-- begin --

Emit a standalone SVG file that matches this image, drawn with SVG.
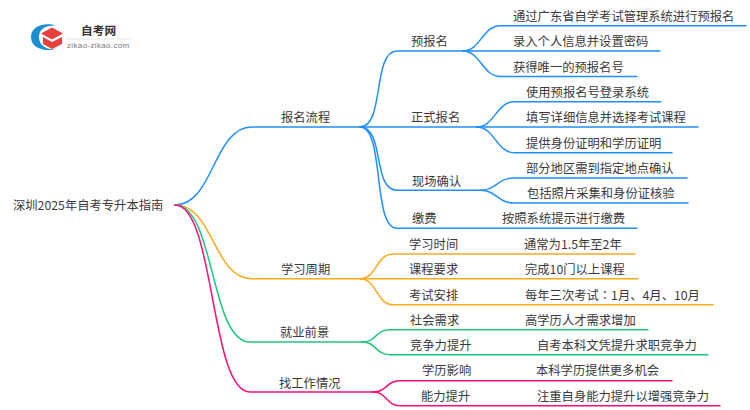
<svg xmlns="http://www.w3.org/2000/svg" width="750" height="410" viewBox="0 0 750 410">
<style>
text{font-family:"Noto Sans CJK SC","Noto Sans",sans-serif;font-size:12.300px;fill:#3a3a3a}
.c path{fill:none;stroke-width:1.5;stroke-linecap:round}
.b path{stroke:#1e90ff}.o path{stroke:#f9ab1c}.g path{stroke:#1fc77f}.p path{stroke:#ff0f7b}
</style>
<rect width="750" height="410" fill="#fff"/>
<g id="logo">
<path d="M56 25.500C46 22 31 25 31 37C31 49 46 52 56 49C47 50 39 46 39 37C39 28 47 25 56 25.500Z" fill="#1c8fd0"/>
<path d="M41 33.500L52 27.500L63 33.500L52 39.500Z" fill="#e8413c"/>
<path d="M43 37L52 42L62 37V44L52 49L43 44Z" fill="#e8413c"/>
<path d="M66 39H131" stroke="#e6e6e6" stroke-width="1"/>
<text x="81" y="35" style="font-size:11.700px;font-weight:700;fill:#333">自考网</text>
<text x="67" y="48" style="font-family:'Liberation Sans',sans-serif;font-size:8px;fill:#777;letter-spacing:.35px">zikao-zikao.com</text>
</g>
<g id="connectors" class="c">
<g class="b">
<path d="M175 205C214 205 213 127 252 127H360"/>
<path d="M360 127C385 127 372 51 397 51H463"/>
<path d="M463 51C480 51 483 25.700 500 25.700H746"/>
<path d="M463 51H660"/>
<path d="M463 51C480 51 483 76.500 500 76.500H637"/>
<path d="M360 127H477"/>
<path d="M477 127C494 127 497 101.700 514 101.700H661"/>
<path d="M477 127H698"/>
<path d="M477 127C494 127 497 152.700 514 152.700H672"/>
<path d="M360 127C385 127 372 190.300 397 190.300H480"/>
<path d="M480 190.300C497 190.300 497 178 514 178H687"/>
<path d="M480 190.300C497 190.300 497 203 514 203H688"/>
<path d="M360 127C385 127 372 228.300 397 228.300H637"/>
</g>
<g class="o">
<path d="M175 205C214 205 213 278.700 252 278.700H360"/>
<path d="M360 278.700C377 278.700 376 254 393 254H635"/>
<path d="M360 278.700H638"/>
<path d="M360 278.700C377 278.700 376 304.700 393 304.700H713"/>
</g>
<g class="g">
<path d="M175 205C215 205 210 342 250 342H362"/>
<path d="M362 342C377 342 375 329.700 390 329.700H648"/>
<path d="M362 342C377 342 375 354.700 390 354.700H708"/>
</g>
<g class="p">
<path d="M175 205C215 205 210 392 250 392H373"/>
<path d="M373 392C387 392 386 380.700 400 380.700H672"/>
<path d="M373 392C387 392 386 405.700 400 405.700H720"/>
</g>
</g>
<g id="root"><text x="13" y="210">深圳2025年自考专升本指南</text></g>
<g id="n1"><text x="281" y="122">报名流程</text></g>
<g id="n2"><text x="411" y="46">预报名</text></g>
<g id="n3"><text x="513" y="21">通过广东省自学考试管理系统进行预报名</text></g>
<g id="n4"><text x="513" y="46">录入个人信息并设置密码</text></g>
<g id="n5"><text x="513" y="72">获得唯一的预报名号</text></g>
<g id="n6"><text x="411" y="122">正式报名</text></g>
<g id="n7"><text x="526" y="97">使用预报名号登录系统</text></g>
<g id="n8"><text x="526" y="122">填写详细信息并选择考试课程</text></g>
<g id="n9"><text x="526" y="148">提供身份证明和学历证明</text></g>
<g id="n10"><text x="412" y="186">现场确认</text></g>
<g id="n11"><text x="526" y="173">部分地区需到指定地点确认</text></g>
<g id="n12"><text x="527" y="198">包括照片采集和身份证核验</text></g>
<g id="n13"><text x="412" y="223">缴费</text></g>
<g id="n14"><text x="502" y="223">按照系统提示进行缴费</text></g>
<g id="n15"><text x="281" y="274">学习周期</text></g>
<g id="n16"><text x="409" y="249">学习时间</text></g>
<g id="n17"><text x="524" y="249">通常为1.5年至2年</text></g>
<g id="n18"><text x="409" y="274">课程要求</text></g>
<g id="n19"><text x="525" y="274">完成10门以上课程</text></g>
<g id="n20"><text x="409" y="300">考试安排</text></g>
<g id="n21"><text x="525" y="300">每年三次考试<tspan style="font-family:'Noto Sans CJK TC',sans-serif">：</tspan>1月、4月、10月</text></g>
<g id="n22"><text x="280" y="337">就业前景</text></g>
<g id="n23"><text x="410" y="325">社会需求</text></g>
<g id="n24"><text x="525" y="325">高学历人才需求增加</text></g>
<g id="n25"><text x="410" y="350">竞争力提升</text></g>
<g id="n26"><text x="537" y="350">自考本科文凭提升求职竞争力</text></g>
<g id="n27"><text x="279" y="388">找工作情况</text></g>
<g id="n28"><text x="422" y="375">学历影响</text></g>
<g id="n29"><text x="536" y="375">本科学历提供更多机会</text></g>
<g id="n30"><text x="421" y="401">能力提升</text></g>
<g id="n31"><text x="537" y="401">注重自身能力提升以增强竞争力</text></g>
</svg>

-- end --

§ Task to carry out
Quote the preceding listing precisely and completely, omitting its images.

§ Written solution
Emit a standalone SVG file that matches this image, drawn with SVG.
<svg xmlns="http://www.w3.org/2000/svg" width="750" height="410" viewBox="0 0 750 410">
<style>
text{font-family:"Noto Sans CJK SC","Noto Sans",sans-serif;font-size:12.300px;fill:#3a3a3a}
.c path{fill:none;stroke-width:1.5;stroke-linecap:round}
.b path{stroke:#1e90ff}.o path{stroke:#f9ab1c}.g path{stroke:#1fc77f}.p path{stroke:#ff0f7b}
</style>
<rect width="750" height="410" fill="#fff"/>
<g id="logo">
<path d="M56 25.500C46 22 31 25 31 37C31 49 46 52 56 49C47 50 39 46 39 37C39 28 47 25 56 25.500Z" fill="#1c8fd0"/>
<path d="M41 33.500L52 27.500L63 33.500L52 39.500Z" fill="#e8413c"/>
<path d="M43 37L52 42L62 37V44L52 49L43 44Z" fill="#e8413c"/>
<path d="M66 39H131" stroke="#e6e6e6" stroke-width="1"/>
<text x="81" y="35" style="font-size:11.700px;font-weight:700;fill:#333">自考网</text>
<text x="67" y="48" style="font-family:'Liberation Sans',sans-serif;font-size:8px;fill:#777;letter-spacing:.35px">zikao-zikao.com</text>
</g>
<g id="connectors" class="c">
<g class="b">
<path d="M175 205C214 205 213 127 252 127H360"/>
<path d="M360 127C385 127 372 51 397 51H463"/>
<path d="M463 51C480 51 483 25.700 500 25.700H746"/>
<path d="M463 51H660"/>
<path d="M463 51C480 51 483 76.500 500 76.500H637"/>
<path d="M360 127H477"/>
<path d="M477 127C494 127 497 101.700 514 101.700H661"/>
<path d="M477 127H698"/>
<path d="M477 127C494 127 497 152.700 514 152.700H672"/>
<path d="M360 127C385 127 372 190.300 397 190.300H480"/>
<path d="M480 190.300C497 190.300 497 178 514 178H687"/>
<path d="M480 190.300C497 190.300 497 203 514 203H688"/>
<path d="M360 127C385 127 372 228.300 397 228.300H637"/>
</g>
<g class="o">
<path d="M175 205C214 205 213 278.700 252 278.700H360"/>
<path d="M360 278.700C377 278.700 376 254 393 254H635"/>
<path d="M360 278.700H638"/>
<path d="M360 278.700C377 278.700 376 304.700 393 304.700H713"/>
</g>
<g class="g">
<path d="M175 205C215 205 210 342 250 342H362"/>
<path d="M362 342C377 342 375 329.700 390 329.700H648"/>
<path d="M362 342C377 342 375 354.700 390 354.700H708"/>
</g>
<g class="p">
<path d="M175 205C215 205 210 392 250 392H373"/>
<path d="M373 392C387 392 386 380.700 400 380.700H672"/>
<path d="M373 392C387 392 386 405.700 400 405.700H720"/>
</g>
</g>
<g id="root"><text x="13" y="210">深圳2025年自考专升本指南</text></g>
<g id="n1"><text x="281" y="122">报名流程</text></g>
<g id="n2"><text x="411" y="46">预报名</text></g>
<g id="n3"><text x="513" y="21">通过广东省自学考试管理系统进行预报名</text></g>
<g id="n4"><text x="513" y="46">录入个人信息并设置密码</text></g>
<g id="n5"><text x="513" y="72">获得唯一的预报名号</text></g>
<g id="n6"><text x="411" y="122">正式报名</text></g>
<g id="n7"><text x="526" y="97">使用预报名号登录系统</text></g>
<g id="n8"><text x="526" y="122">填写详细信息并选择考试课程</text></g>
<g id="n9"><text x="526" y="148">提供身份证明和学历证明</text></g>
<g id="n10"><text x="412" y="186">现场确认</text></g>
<g id="n11"><text x="526" y="173">部分地区需到指定地点确认</text></g>
<g id="n12"><text x="527" y="198">包括照片采集和身份证核验</text></g>
<g id="n13"><text x="412" y="223">缴费</text></g>
<g id="n14"><text x="502" y="223">按照系统提示进行缴费</text></g>
<g id="n15"><text x="281" y="274">学习周期</text></g>
<g id="n16"><text x="409" y="249">学习时间</text></g>
<g id="n17"><text x="524" y="249">通常为1.5年至2年</text></g>
<g id="n18"><text x="409" y="274">课程要求</text></g>
<g id="n19"><text x="525" y="274">完成10门以上课程</text></g>
<g id="n20"><text x="409" y="300">考试安排</text></g>
<g id="n21"><text x="525" y="300">每年三次考试<tspan style="font-family:'Noto Sans CJK TC',sans-serif">：</tspan>1月、4月、10月</text></g>
<g id="n22"><text x="280" y="337">就业前景</text></g>
<g id="n23"><text x="410" y="325">社会需求</text></g>
<g id="n24"><text x="525" y="325">高学历人才需求增加</text></g>
<g id="n25"><text x="410" y="350">竞争力提升</text></g>
<g id="n26"><text x="537" y="350">自考本科文凭提升求职竞争力</text></g>
<g id="n27"><text x="279" y="388">找工作情况</text></g>
<g id="n28"><text x="422" y="375">学历影响</text></g>
<g id="n29"><text x="536" y="375">本科学历提供更多机会</text></g>
<g id="n30"><text x="421" y="401">能力提升</text></g>
<g id="n31"><text x="537" y="401">注重自身能力提升以增强竞争力</text></g>
</svg>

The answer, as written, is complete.